TASK DESCRIPTION:
Extract, unchanged, each line of the listing below from its first line through the line that contains "const fmt = v", inclusive, and nothing else.

SUPPLIED DATA:
══════

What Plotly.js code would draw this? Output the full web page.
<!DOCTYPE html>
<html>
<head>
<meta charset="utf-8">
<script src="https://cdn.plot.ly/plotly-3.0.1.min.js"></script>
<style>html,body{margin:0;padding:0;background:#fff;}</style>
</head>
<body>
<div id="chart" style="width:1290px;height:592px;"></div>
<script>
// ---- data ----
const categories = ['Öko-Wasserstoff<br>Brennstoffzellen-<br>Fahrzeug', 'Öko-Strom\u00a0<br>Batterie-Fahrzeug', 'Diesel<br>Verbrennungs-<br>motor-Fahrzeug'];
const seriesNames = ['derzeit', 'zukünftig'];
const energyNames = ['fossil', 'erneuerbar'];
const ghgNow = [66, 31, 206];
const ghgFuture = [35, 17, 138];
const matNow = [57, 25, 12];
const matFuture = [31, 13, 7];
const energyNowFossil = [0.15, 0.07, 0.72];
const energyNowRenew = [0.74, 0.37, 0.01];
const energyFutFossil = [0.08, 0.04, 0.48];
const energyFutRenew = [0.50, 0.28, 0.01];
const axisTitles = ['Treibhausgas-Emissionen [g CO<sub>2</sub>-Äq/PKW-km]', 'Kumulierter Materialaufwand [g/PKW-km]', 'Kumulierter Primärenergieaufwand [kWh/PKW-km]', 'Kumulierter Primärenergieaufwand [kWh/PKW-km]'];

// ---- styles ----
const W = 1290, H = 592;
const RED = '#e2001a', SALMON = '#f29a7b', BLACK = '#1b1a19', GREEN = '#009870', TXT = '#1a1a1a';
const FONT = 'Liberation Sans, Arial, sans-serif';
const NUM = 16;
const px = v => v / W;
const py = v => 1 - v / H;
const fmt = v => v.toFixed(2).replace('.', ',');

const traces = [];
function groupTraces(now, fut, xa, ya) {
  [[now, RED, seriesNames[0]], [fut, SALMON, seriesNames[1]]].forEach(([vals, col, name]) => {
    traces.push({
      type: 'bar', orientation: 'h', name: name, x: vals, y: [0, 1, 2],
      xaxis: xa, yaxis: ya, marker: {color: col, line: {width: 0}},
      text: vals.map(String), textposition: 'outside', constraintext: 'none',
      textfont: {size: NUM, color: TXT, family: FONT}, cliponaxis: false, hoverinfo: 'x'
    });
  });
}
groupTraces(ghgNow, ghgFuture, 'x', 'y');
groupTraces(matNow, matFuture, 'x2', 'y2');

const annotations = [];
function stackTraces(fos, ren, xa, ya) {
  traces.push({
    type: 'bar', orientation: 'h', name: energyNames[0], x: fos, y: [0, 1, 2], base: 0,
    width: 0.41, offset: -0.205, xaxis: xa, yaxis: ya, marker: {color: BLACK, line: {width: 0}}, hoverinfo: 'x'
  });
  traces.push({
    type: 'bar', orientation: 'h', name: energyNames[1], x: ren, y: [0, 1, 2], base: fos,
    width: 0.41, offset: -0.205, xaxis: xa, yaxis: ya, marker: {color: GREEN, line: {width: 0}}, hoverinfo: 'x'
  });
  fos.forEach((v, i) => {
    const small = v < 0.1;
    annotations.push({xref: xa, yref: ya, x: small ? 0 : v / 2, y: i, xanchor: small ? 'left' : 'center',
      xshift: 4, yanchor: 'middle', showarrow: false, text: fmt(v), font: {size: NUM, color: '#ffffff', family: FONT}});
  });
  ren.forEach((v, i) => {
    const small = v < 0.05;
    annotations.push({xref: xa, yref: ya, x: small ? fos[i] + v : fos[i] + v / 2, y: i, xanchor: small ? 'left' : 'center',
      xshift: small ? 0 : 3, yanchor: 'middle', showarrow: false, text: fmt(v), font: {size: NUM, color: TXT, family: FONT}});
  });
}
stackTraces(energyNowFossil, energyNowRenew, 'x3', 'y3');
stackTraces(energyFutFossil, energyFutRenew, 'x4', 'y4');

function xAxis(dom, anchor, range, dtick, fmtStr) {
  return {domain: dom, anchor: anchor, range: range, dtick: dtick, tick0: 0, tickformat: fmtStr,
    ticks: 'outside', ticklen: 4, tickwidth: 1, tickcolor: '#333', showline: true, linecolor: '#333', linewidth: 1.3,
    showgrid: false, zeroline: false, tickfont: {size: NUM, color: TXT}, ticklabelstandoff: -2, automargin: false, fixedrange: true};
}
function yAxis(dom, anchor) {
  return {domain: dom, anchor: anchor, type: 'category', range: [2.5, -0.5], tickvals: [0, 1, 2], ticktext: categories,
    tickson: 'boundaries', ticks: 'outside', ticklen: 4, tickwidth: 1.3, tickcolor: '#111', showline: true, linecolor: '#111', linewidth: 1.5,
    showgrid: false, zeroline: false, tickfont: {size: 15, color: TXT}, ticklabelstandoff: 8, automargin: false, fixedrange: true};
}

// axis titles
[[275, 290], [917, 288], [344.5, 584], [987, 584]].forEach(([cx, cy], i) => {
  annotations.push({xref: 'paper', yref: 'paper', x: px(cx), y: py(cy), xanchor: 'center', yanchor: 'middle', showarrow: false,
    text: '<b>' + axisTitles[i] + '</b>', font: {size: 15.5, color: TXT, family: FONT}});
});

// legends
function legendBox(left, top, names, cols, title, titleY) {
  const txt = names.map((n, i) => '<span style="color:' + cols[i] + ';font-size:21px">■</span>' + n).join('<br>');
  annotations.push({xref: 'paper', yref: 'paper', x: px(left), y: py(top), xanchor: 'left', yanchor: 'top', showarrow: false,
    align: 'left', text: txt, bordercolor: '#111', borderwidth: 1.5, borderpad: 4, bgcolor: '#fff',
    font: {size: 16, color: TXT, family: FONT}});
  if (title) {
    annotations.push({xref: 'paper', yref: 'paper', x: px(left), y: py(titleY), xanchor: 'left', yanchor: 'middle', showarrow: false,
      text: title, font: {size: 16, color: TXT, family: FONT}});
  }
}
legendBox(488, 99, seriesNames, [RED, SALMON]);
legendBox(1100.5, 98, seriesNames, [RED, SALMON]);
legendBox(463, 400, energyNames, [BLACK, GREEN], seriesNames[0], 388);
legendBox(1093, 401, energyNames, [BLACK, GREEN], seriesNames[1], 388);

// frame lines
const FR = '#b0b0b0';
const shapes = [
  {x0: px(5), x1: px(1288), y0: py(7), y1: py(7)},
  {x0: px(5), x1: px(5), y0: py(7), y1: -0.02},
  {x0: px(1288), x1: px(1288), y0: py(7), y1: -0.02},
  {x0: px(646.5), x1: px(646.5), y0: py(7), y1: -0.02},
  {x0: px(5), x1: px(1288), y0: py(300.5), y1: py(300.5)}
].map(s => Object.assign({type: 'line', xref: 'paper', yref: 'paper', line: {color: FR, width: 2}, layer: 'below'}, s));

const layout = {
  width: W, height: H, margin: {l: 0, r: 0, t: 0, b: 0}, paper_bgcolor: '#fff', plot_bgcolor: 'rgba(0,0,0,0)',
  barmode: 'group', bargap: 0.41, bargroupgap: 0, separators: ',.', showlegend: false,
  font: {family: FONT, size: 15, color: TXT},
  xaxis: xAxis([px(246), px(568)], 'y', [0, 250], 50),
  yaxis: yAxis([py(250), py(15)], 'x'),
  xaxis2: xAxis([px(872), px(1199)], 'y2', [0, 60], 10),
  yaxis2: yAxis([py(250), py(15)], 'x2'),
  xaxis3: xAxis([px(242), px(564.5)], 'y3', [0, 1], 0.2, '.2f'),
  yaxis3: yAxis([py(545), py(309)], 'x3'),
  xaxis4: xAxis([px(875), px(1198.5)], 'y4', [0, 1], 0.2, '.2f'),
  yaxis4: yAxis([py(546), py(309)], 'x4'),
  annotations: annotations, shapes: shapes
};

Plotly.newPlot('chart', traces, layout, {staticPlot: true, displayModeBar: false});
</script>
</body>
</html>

══════

COMPLETED TASK:
What Plotly.js code would draw this? Output the full web page.
<!DOCTYPE html>
<html>
<head>
<meta charset="utf-8">
<script src="https://cdn.plot.ly/plotly-3.0.1.min.js"></script>
<style>html,body{margin:0;padding:0;background:#fff;}</style>
</head>
<body>
<div id="chart" style="width:1290px;height:592px;"></div>
<script>
// ---- data ----
const categories = ['Öko-Wasserstoff<br>Brennstoffzellen-<br>Fahrzeug', 'Öko-Strom\u00a0<br>Batterie-Fahrzeug', 'Diesel<br>Verbrennungs-<br>motor-Fahrzeug'];
const seriesNames = ['derzeit', 'zukünftig'];
const energyNames = ['fossil', 'erneuerbar'];
const ghgNow = [66, 31, 206];
const ghgFuture = [35, 17, 138];
const matNow = [57, 25, 12];
const matFuture = [31, 13, 7];
const energyNowFossil = [0.15, 0.07, 0.72];
const energyNowRenew = [0.74, 0.37, 0.01];
const energyFutFossil = [0.08, 0.04, 0.48];
const energyFutRenew = [0.50, 0.28, 0.01];
const axisTitles = ['Treibhausgas-Emissionen [g CO<sub>2</sub>-Äq/PKW-km]', 'Kumulierter Materialaufwand [g/PKW-km]', 'Kumulierter Primärenergieaufwand [kWh/PKW-km]', 'Kumulierter Primärenergieaufwand [kWh/PKW-km]'];

// ---- styles ----
const W = 1290, H = 592;
const RED = '#e2001a', SALMON = '#f29a7b', BLACK = '#1b1a19', GREEN = '#009870', TXT = '#1a1a1a';
const FONT = 'Liberation Sans, Arial, sans-serif';
const NUM = 16;
const px = v => v / W;
const py = v => 1 - v / H;
const fmt = v => v.toFixed(2).replace('.', ',');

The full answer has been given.